Gubernur BI, Perry Warjiyo, mengakui bahwa pertumbuhan kredit perbankan pada Agustus 2025 belum menunjukkan kekuatan yang signifikan. Meskipun mengalami peningkatan dari 7,03 persen *Year-on-Year* (YoY) pada Juli 2025 menjadi 7,56 persen YoY pada Agustus 2025.

“Dari sisi permintaan, perkembangan kredit yang belum kuat dipengaruhi oleh sikap *wait and see* pelaku usaha, suku bunga kredit yang masih tinggi, dan kecenderungan untuk memanfaatkan dana internal untuk pembiayaan usaha,” jelas Perry dalam paparan hasil Rapat Dewan Gubernur (RDG) BI, Rabu (17/9).

Kondisi ini mengakibatkan fasilitas pinjaman yang belum dicairkan masih dalam jumlah besar.
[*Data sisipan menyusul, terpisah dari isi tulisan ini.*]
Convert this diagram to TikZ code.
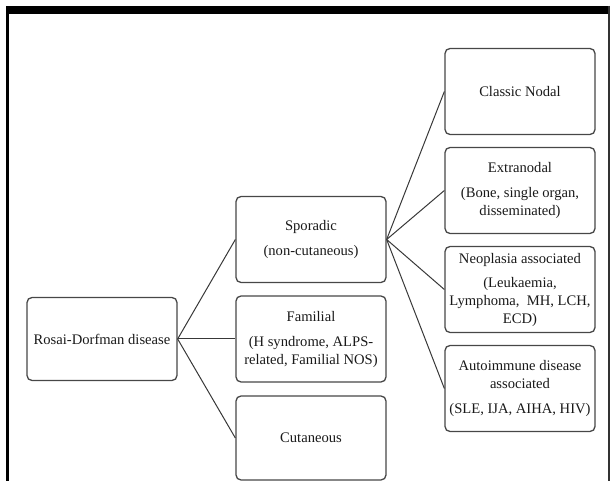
\documentclass[tikz,border=0pt]{standalone}
\usepackage{fontspec}
\setmainfont{Liberation Serif}
\begin{document}
\begin{tikzpicture}[x=1pt,y=-1pt,
  box/.style={draw=black!72, line width=1.3pt, rounded corners=5pt,
    minimum width=150pt, minimum height=86pt, inner sep=0pt, align=center,
    font=\fontsize{14.6pt}{18pt}\selectfont, text=black!90},
  link/.style={draw=black!78, line width=1pt}]
\useasboundingbox (0,0) rectangle (611,481);
% frame
\fill[black] (6,6) rectangle (610,14.5);
\fill[black] (6,6) rectangle (8.5,481);
\draw[black!80, line width=1.5pt] (609,6) -- (609,481);
% nodes
\node[box, minimum height=83pt] (rd) at (102,339) {Rosai-Dorfman disease};
\node[box] (spo) at (311,239.5) {Sporadic\\[7pt](non-cutaneous)};
\node[box] (fam) at (311,339) {Familial\\[7pt](H syndrome, ALPS-\\related, Familial NOS)};
\node[box, minimum height=84pt] (cut) at (311,438) {Cutaneous};
\node[box] (cla) at (520,91.5) {Classic Nodal};
\node[box] (ext) at (520,190.5) {Extranodal\\[7pt](Bone, single organ,\\disseminated)};
\node[box] (neo) at (520,289.5) {Neoplasia associated\\[6pt](Leukaemia,\\Lymphoma,\ \ MH, LCH,\\ECD)};
\node[box] (aut) at (520,388.5) {Autoimmune disease\\associated\\[7pt](SLE, IJA, AIHA, HIV)};
% connectors
\draw[link] (rd.east) -- (spo.west);
\draw[link] (rd.east) -- (fam.west);
\draw[link] (rd.east) -- (cut.west);
\draw[link] (spo.east) -- (cla.west);
\draw[link] (spo.east) -- (ext.west);
\draw[link] (spo.east) -- (neo.west);
\draw[link] (spo.east) -- (aut.west);
\end{tikzpicture}
\end{document}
Rasio *undisbursed loan* mencapai Rp 2.372,11 triliun, atau 22,71 persen dari total plafon kredit yang tersedia. Sektor-sektor dengan rasio *undisbursed loan* terbesar meliputi industri, pertambangan, jasa dunia usaha, dan perdagangan, terutama pada jenis kredit modal kerja.
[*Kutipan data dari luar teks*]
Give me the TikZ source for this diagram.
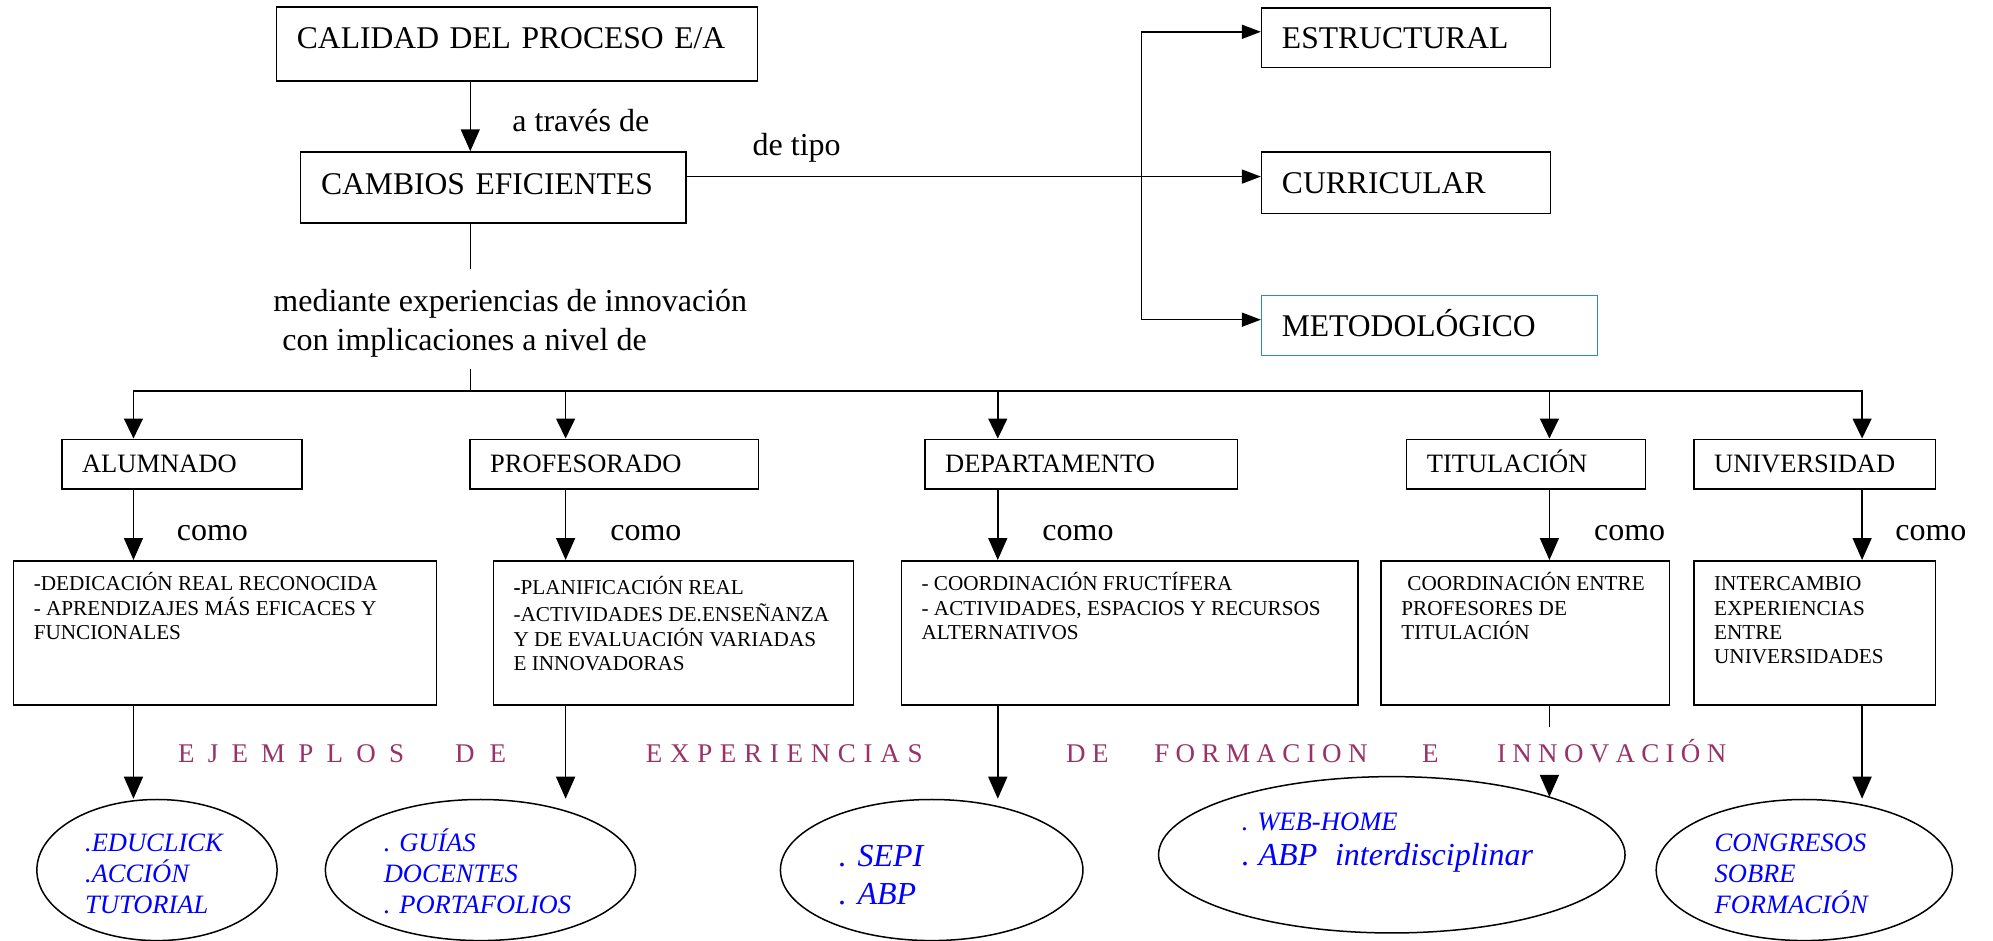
\documentclass[tikz,border=0pt]{standalone}
\usepackage{fontspec}
\setmainfont{Liberation Serif}
\usetikzlibrary{arrows.meta,shapes.geometric}
\frenchspacing
\newlength{\ux}\setlength{\ux}{1.2711pt}
\newlength{\lsgap}
\makeatletter
\def\ls@aux#1{\ifx\relax#1\else#1\kern\lsgap\expandafter\ls@aux\fi}
\newcommand{\spreadword}[2]{\setlength{\lsgap}{#1}\ls@aux#2\relax\unkern}
\makeatother
\definecolor{mauve}{RGB}{153,51,102}
\definecolor{tealb}{RGB}{40,150,150}
\definecolor{linkblue}{RGB}{0,0,255}
\begin{document}
\begin{tikzpicture}[x=1.2711pt, y=-1.2711pt,
  line/.style={line width=1.5pt},
  arrB/.style={line width=1.5pt, -{Triangle[width=19pt,length=22pt]}},
  arrL/.style={line width=1.5pt, -{Triangle[width=19pt,length=20pt]}},
  arrS/.style={line width=1.5pt, -{Triangle[width=14pt,length=19pt]}},
  topbox/.style={draw, line width=1.5pt, anchor=north west, inner xsep=16\ux, inner ysep=0pt, align=left, font=\fontsize{31.6}{38}\selectfont, text height=21pt, text depth=0pt},
  lvbox/.style={draw, line width=1.5pt, anchor=north west, inner xsep=16\ux, inner ysep=0pt, align=left, font=\fontsize{26.5}{31}\selectfont, text height=17.5pt, text depth=0pt, minimum height=39\ux},
  cbox/.style={draw, line width=1.5pt, anchor=north west, inner xsep=16\ux, inner ysep=0pt, font=\fontsize{21.2}{24.3}\selectfont},
  ell/.style={draw, ellipse, line width=1.5pt, inner sep=0pt, align=left, text=linkblue, font=\fontsize{26.5}{30.8}\selectfont\itshape},
  lab/.style={anchor=base west, inner sep=0pt, font=\fontsize{32}{38}\selectfont},
  ej/.style={anchor=base west, inner sep=0pt, text=mauve, font=\fontsize{27}{32}\selectfont},
]
\fill[white] (0,0) rectangle (1568,740);
\useasboundingbox (0,0) rectangle (1568,740);

% top boxes
\node[topbox, minimum width=378.5\ux, minimum height=58\ux, text width=346.5\ux, text depth=11.4pt] (cal) at (217,5) {CALIDAD DEL PROCESO E/A};
\node[topbox, minimum width=303\ux, minimum height=56\ux, text width=271\ux, text depth=7.6pt] (cam) at (236,119) {CAMBIOS EFICIENTES};
\node[topbox, minimum width=227.4\ux, minimum height=46.7\ux, text width=195.4\ux] (est) at (992,5.8) {ESTRUCTURAL};
\node[topbox, minimum width=227.4\ux, minimum height=48.5\ux, text width=195.4\ux] (cur) at (992,118.8) {CURRICULAR};
\node[topbox, draw=tealb, line width=1.1pt, minimum width=264.6\ux, minimum height=47\ux, text width=232.6\ux] (met) at (992,232.3) {METODOLÓGICO};

% level boxes
\node[lvbox, minimum width=189\ux, text width=157\ux] (lv1) at (48,345) {ALUMNADO};
\node[lvbox, minimum width=227\ux, text width=195\ux] (lv2) at (369,345) {PROFESORADO};
\node[lvbox, minimum width=246\ux, text width=214\ux] (lv3) at (727,345) {DEPARTAMENTO};
\node[lvbox, minimum width=188\ux, text width=156\ux] (lv4) at (1106,345) {TITULACIÓN};
\node[lvbox, minimum width=190\ux, text width=158\ux] (lv5) at (1332,345) {UNIVERSIDAD};

% content boxes
\node[cbox] (b1) at (10,440.6) {\parbox[c][113.4\ux][t]{301\ux}{\rule{0pt}{30.1pt}-DEDICACIÓN REAL RECONOCIDA\\- APRENDIZAJES MÁS EFICACES Y\\FUNCIONALES}};
\node[cbox] (b2) at (387.5,440.6) {\parbox[c][113.4\ux][t]{251.5\ux}{\rule{0pt}{33.5pt}\textbf{-}PLANIFICACIÓN REAL\\[3.4pt]-ACTIVIDADES DE.ENSEÑANZA\\Y DE EVALUACIÓN VARIADAS\\E INNOVADORAS}};
\node[cbox] (b3) at (708.5,440.6) {\parbox[c][113.4\ux][t]{327.5\ux}{\rule{0pt}{30.1pt}- COORDINACIÓN FRUCTÍFERA\\- ACTIVIDADES, ESPACIOS Y RECURSOS\\ALTERNATIVOS}};
\node[cbox] (b4) at (1086,440.6) {\parbox[c][113.4\ux][t]{195\ux}{\rule{0pt}{30.1pt}\hspace*{6pt}COORDINACIÓN ENTRE\\PROFESORES DE\\TITULACIÓN}};
\node[cbox] (b5) at (1332,440.6) {\parbox[c][113.4\ux][t]{158\ux}{\rule{0pt}{30.1pt}INTERCAMBIO\\EXPERIENCIAS\\ENTRE\\UNIVERSIDADES}};

% ellipses
\node[ell, minimum width=189\ux, minimum height=111\ux, text width=113\ux] (e1) at (123.5,684.5) {\rule{0pt}{25pt}.EDUCLICK\\.ACCIÓN\\TUTORIAL};
\node[ell, minimum width=244\ux, minimum height=111\ux, text width=152\ux] (e2) at (378,684.5) {\rule{0pt}{25pt}. GUÍAS\\DOCENTES\\. PORTAFOLIOS};
\node[ell, minimum width=238\ux, minimum height=111\ux, text width=146\ux, font=\fontsize{32}{38.1}\selectfont\itshape] (e3) at (733,684.5) {\rule{0pt}{31.2pt}. SEPI\\. ABP};
\node[ell, minimum width=367\ux, minimum height=123\ux, text width=236\ux, font=\fontsize{26.6}{35}\selectfont\itshape] (e4) at (1095,672.5) {. WEB-HOME\\{\fontsize{32}{35}\selectfont . ABP\ \ interdisciplinar}\rule[-30.8pt]{0pt}{0pt}};
\node[ell, minimum width=233\ux, minimum height=111\ux, text width=141\ux] (e5) at (1419.5,684.5) {\rule{0pt}{25pt}CONGRESOS\\SOBRE\\FORMACIÓN};

% labels
\node[lab] (tra) at (403,103.6) {a través de};
\node[lab] (tipo) at (592,122.7) {de tipo};
\node[lab] (med1) at (215,245.2) {mediante experiencias de innovación};
\node[lab] (med2) at (222,275.4) {con implicaciones a nivel de};
\node[lab] (como1) at (139,425.4) {como};
\node[lab] (como2) at (480,425.4) {como};
\node[lab] (como3) at (820,425.4) {como};
\node[lab] (como4) at (1254,425.4) {como};
\node[lab] (como5) at (1491,425.4) {como};

% ejemplos row
\node[ej] (ej1) at (140,600) {\spreadword{13.2pt}{EJEMPLOS}};
\node[ej] (ej2) at (358,600) {\spreadword{15pt}{DE}};
\node[ej] (ej3) at (508,600) {\spreadword{7.7pt}{EXPERIENCIAS}};
\node[ej] (ej4) at (838.7,600) {\spreadword{6.5pt}{DE}};
\node[ej] (ej5) at (908,600) {\spreadword{6.4pt}{FORMACION}};
\node[ej] (ej6) at (1118.6,600) {E};
\node[ej] (ej7) at (1177.7,600) {\spreadword{6.3pt}{INNOVACIÓN}};

% coordinates
\coordinate (xa) at (370,0);
\coordinate (hl) at (0,307.5);
\coordinate (ax1) at (105,0);
\coordinate (ax2) at (445,0);
\coordinate (ax3) at (785,0);
\coordinate (ax4) at (1219,0);
\coordinate (ax5) at (1465,0);
\coordinate (m1) at (370,212);
\coordinate (m2) at (370,290);
\coordinate (bx) at (898,0);
\coordinate (estin) at ([yshift=6pt]est.west);
\coordinate (curin) at ([yshift=6pt]cur.west);
\coordinate (metin) at ([yshift=6pt]met.west);
\coordinate (g1) at (1219,572);
\coordinate (g2) at (1219,611);

% connectors
\draw[arrB] (cal.south -| xa) -- (cam.north -| xa);
\draw[arrS] (cam.east |- curin) -- (curin);
\draw[line, {Triangle[width=14pt,length=19pt]}-{Triangle[width=14pt,length=19pt]}] (estin) -- (bx |- estin) -- (bx |- metin) -- (metin);
\draw[line] (cam.south -| xa) -- (m1);
\draw[line] (m2) -- (xa |- hl);
\draw[line, line cap=rect] (ax1 |- hl) -- (ax5 |- hl);
\foreach \i in {1,...,5} {
  \draw[arrL] (ax\i |- hl) -- (ax\i |- lv\i.north);
  \draw[arrB] (lv\i.south -| ax\i) -- (ax\i |- b\i.north);
}
\draw[arrB] (b1.south -| ax1) -- (ax1 |- e1.north);
\draw[arrB] (b2.south -| ax2) -- (ax2 |- e2.north);
\draw[arrB] (b3.south -| ax3) -- (ax3 |- e3.north);
\draw[arrB] (b5.south -| ax5) -- (ax5 |- e5.north);
\draw[line] (b4.south -| ax4) -- (g1);
\draw[arrB] (g2) -- (g2 |- e4.20.2);
\end{tikzpicture}
\end{document}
Dari sisi penawaran, kenaikan kredit didukung oleh likuiditas perbankan yang longgar, tercermin dari tingginya Rasio Alat Likuid terhadap Dana Pihak Ketiga (AL/DPK) sebesar 27,25 persen pada Agustus 2025. Hal ini sejalan dengan ekspansi likuiditas moneter dan implementasi kebijakan insentif likuiditas makroprudensial (KLM) BI.

“Namun demikian, tingginya suku bunga kredit masih menjadi salah satu faktor yang menghambat peningkatan kredit/pembiayaan lebih lanjut untuk mendukung pertumbuhan ekonomi yang lebih tinggi,” ungkap Perry.

Perry mendorong bank untuk terus meningkatkan penyaluran kredit/pembiayaan. Secara keseluruhan, BI memproyeksikan pertumbuhan kredit perbankan pada tahun 2025 berada dalam kisaran 8-11 persen.

BI juga mencatat bahwa permodalan perbankan terjaga pada level yang tinggi, likuiditas tetap memadai, dan risiko kredit terkendali. Rasio kecukupan modal atau *Capital Adequacy Ratio* (CAR) perbankan pada Juli 2025 tetap tinggi, yaitu sebesar 25,88 persen, menunjukkan kemampuan yang kuat untuk menyerap risiko.

Rasio kredit bermasalah atau *non-performing loan* (NPL) perbankan terjaga rendah, yaitu sebesar 2,28 persen (bruto) dan 0,86 persen (neto) pada Juli 2025. “Hasil *stress test* Bank Indonesia juga menunjukkan bahwa ketahanan perbankan tetap kuat, didukung oleh kemampuan membayar dan profitabilitas korporasi yang terjaga,” pungkas Perry.

Ringkasan

Bank Indonesia (BI) telah menurunkan suku bunga acuan sebanyak 125 bps sepanjang 2025 karena inflasi terkendali dan pertumbuhan ekonomi belum maksimal. Penurunan ini diharapkan menekan biaya dana dan memicu penyaluran kredit, namun permintaan domestik belum pulih merata dan *undisbursed loan* masih tinggi. BI berupaya mempercepat transmisi penurunan suku bunga ke sektor perbankan melalui penurunan Deposit Facility.

Meskipun penurunan BI Rate dianggap tepat, kehati-hatian diperlukan karena potensi risiko tekanan harga pangan, dorongan fiskal pro-pertumbuhan, dan ketidakpastian regulasi sektor keuangan. BI berkomitmen menjaga ketahanan perbankan dan mendorong pertumbuhan kredit, meskipun pertumbuhan kredit perbankan belum kuat dan suku bunga kredit masih tinggi. BI memproyeksikan pertumbuhan kredit perbankan 2025 berada di kisaran 8-11 persen.